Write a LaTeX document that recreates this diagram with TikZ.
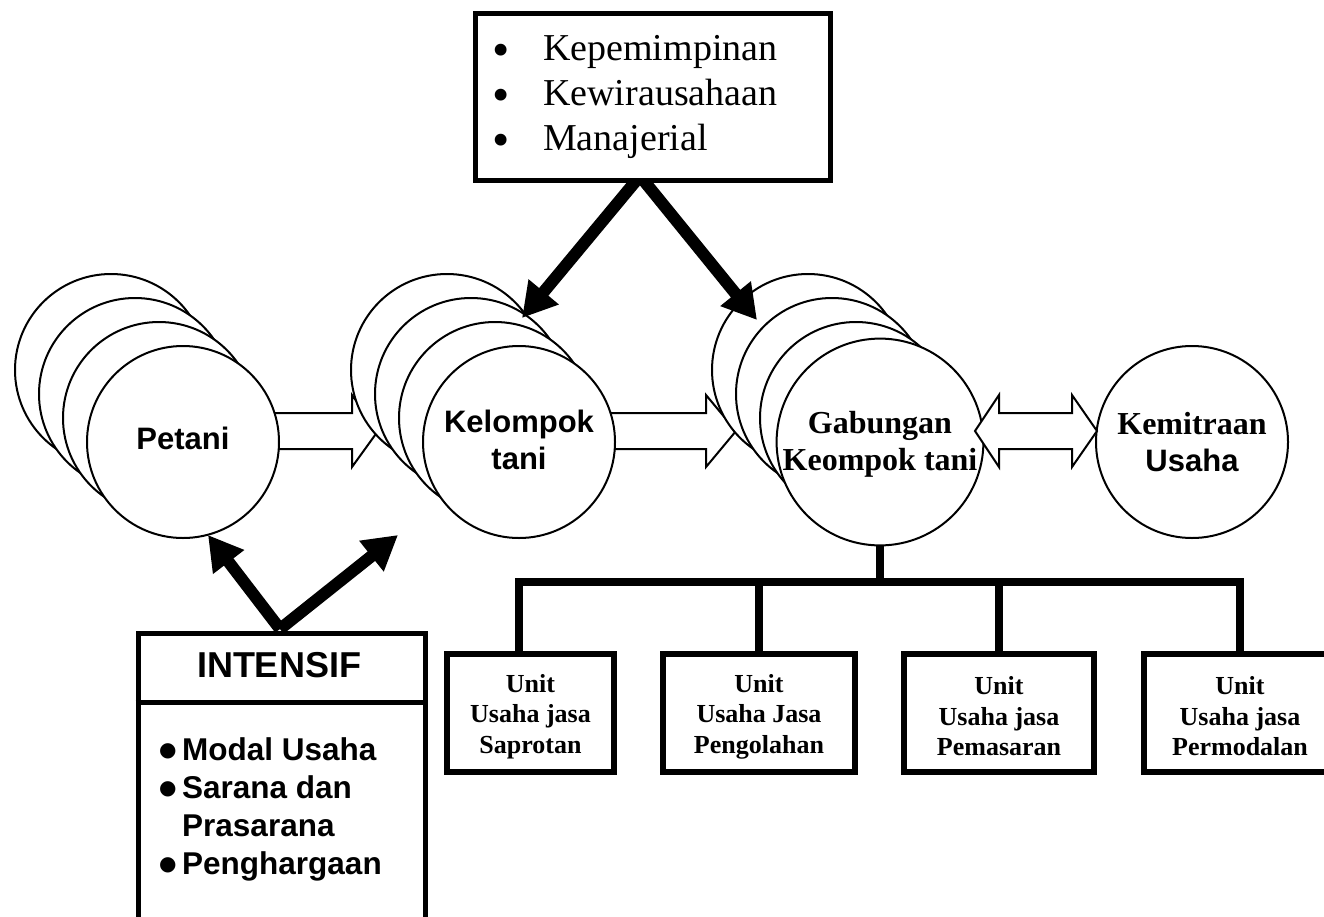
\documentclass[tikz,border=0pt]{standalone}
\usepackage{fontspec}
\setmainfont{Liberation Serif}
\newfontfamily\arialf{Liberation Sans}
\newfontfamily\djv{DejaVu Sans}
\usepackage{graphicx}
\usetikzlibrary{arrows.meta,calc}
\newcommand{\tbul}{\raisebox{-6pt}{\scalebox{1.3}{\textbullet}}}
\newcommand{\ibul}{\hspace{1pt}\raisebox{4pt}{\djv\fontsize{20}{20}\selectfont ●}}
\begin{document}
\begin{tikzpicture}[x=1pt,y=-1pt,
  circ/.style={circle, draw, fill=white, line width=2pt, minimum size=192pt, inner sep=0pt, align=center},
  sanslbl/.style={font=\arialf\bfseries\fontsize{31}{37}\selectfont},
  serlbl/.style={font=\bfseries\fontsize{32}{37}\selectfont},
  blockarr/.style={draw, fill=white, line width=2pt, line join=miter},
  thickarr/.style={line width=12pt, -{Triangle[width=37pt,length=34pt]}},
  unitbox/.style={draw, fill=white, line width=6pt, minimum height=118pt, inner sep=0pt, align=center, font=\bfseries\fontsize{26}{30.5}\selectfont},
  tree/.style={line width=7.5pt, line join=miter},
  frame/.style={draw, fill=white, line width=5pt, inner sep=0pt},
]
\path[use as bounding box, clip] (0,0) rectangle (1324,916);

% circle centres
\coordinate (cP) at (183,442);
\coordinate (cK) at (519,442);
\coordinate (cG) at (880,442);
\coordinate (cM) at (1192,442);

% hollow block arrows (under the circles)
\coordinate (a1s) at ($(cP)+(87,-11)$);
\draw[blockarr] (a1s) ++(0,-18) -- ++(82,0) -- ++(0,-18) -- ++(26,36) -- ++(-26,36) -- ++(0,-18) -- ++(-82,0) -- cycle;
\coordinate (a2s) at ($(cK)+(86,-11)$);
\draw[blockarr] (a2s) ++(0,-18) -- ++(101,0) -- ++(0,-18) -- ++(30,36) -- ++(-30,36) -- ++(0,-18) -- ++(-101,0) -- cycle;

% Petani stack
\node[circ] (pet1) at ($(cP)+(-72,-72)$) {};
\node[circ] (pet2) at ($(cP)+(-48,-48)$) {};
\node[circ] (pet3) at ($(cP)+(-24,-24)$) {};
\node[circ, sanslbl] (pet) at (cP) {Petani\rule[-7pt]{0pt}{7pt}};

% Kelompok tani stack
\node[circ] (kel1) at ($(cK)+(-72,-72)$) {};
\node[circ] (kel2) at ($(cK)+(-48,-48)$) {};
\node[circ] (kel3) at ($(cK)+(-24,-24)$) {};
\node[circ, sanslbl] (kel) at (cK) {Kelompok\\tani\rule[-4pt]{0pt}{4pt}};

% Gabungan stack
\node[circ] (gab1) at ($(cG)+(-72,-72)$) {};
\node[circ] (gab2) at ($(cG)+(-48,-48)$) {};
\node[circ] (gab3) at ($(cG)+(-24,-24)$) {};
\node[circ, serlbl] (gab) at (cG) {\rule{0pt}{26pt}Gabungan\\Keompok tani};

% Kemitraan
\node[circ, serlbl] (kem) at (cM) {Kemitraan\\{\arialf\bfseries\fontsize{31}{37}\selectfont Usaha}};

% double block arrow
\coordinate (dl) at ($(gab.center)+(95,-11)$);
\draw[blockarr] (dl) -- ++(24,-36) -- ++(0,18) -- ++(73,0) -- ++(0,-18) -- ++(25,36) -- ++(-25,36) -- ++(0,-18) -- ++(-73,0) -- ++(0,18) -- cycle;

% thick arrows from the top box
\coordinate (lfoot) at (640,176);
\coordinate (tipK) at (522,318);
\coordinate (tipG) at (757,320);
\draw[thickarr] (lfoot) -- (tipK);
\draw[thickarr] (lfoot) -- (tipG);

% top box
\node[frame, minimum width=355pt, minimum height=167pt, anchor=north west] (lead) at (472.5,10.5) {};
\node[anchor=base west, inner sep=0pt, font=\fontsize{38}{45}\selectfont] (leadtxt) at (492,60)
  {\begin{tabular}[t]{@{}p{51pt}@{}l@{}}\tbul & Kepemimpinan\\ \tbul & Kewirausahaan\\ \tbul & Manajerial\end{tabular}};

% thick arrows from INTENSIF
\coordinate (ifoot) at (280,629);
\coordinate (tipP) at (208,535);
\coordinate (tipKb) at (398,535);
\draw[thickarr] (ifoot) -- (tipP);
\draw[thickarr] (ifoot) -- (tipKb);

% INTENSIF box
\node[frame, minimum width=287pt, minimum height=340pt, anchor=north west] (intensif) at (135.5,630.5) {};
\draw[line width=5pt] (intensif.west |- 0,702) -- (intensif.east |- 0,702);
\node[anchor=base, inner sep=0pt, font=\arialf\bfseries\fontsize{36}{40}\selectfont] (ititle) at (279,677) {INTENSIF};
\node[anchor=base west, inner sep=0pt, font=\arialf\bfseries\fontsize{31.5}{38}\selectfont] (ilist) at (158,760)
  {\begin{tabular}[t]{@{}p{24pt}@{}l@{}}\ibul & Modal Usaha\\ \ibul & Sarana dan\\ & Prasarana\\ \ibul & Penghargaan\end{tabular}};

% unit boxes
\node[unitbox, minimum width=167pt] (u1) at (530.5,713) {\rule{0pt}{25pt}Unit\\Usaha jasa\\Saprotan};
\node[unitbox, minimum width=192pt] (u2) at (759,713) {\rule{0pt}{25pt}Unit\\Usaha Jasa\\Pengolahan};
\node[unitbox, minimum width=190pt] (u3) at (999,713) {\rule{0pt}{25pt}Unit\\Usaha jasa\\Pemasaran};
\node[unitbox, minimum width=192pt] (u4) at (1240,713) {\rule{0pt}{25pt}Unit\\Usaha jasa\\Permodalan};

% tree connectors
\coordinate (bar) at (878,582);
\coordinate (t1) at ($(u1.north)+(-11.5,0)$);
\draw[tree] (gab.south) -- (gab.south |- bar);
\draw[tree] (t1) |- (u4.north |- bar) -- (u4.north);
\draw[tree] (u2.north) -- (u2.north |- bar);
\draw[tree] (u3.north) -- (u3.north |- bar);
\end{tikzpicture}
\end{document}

→ **Task prompt**:
Give again, word for word, every line from the top of the data through the line with "(cM) at (1192,442);", both ends included, and exclude the pictures.

→ **Correct answer**:
Write a LaTeX document that recreates this diagram with TikZ.
\documentclass[tikz,border=0pt]{standalone}
\usepackage{fontspec}
\setmainfont{Liberation Serif}
\newfontfamily\arialf{Liberation Sans}
\newfontfamily\djv{DejaVu Sans}
\usepackage{graphicx}
\usetikzlibrary{arrows.meta,calc}
\newcommand{\tbul}{\raisebox{-6pt}{\scalebox{1.3}{\textbullet}}}
\newcommand{\ibul}{\hspace{1pt}\raisebox{4pt}{\djv\fontsize{20}{20}\selectfont ●}}
\begin{document}
\begin{tikzpicture}[x=1pt,y=-1pt,
  circ/.style={circle, draw, fill=white, line width=2pt, minimum size=192pt, inner sep=0pt, align=center},
  sanslbl/.style={font=\arialf\bfseries\fontsize{31}{37}\selectfont},
  serlbl/.style={font=\bfseries\fontsize{32}{37}\selectfont},
  blockarr/.style={draw, fill=white, line width=2pt, line join=miter},
  thickarr/.style={line width=12pt, -{Triangle[width=37pt,length=34pt]}},
  unitbox/.style={draw, fill=white, line width=6pt, minimum height=118pt, inner sep=0pt, align=center, font=\bfseries\fontsize{26}{30.5}\selectfont},
  tree/.style={line width=7.5pt, line join=miter},
  frame/.style={draw, fill=white, line width=5pt, inner sep=0pt},
]
\path[use as bounding box, clip] (0,0) rectangle (1324,916);

% circle centres
\coordinate (cP) at (183,442);
\coordinate (cK) at (519,442);
\coordinate (cG) at (880,442);
\coordinate (cM) at (1192,442);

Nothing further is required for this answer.